China: Iraq strikes signal new U.S. 'aggressiveness'
HONG KONG, China (CNN) -- Chinese military authorities have cited the air-strikes against Iraq as evidence of the "aggressiveness" of the new administration of U.S. President George W. Bush.
In a commentary on Monday, the official Liberation Army Daily said the joint American-British action against Iraq "should raise the alarm of the world."
It added the air-strikes reflected a new American tendency to "put emphasis on military solutions, and to seek a position of hegemony in the world."
The army mouthpiece also claims Bush's determination to push forward a national missile defense system and his proposal for a military budget exceeding U.S.$310 billion as evidence of Washington's new belligerence.
The Daily story, which was picked up by official news wires and websites, came on the heels of a large number of negative stories in the military and civilian media about the defense and foreign policies of the Bush administration.
In recent speeches, senior generals including the Vice Chairman of the Central Military Commission Zhang Wannian have warned of the need to boost China's defense capability in view of "new uncertainties in the world."
Some western diplomats in Beijing believe the People's Liberation Army (PLA) is lobbying for a bigger budget in the run-up to the plenary session of the National People's Congress (NPC), China's parliament.

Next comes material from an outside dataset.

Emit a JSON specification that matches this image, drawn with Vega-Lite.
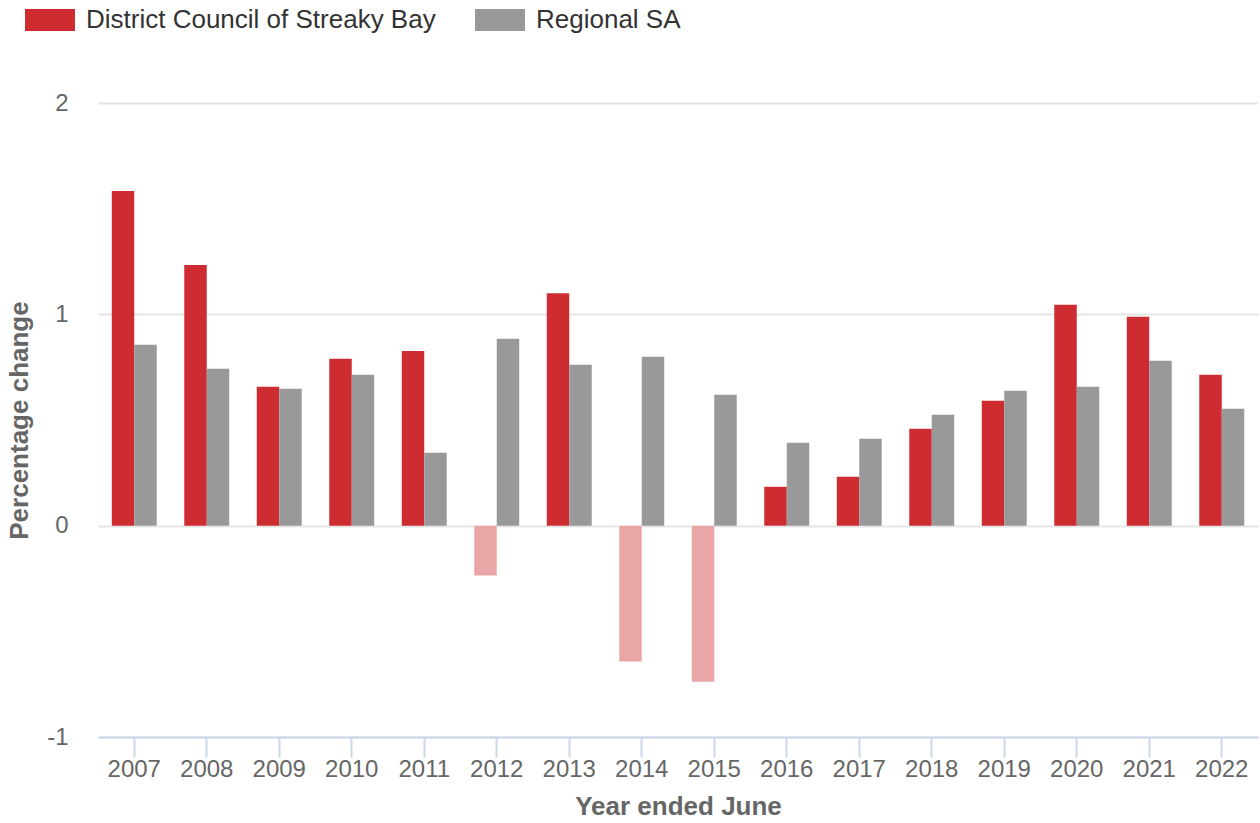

A Western diplomat in Beijing said the PLA was engaged in a war of rhetoric to persuade Washington to give up or scale down its anti-missile defense system and to desist from selling missile defense-related weapons to Taiwan.
"The PLA is demanding an increase in the budget at least in line with the 10 percent or so that they secured in the past several years," the diplomat said. "The generals are citing the threat from the U.S. as a major reason for the increase."
The NPC, which opens on March 5, will approve the 10th Five Year Plan (2001 -2005) and the military budget for this year.
Analysts say the party leadership was under heavy pressure from the central and western provinces to spend more on infrastructure development in these impoverished areas during the five-year plan period.
They say moderate leaders such as Premier Zhu Rongji were not favorably disposed towards a big army budget increase because of the relative drop in tension in flashpoints such as the Taiwan Strait.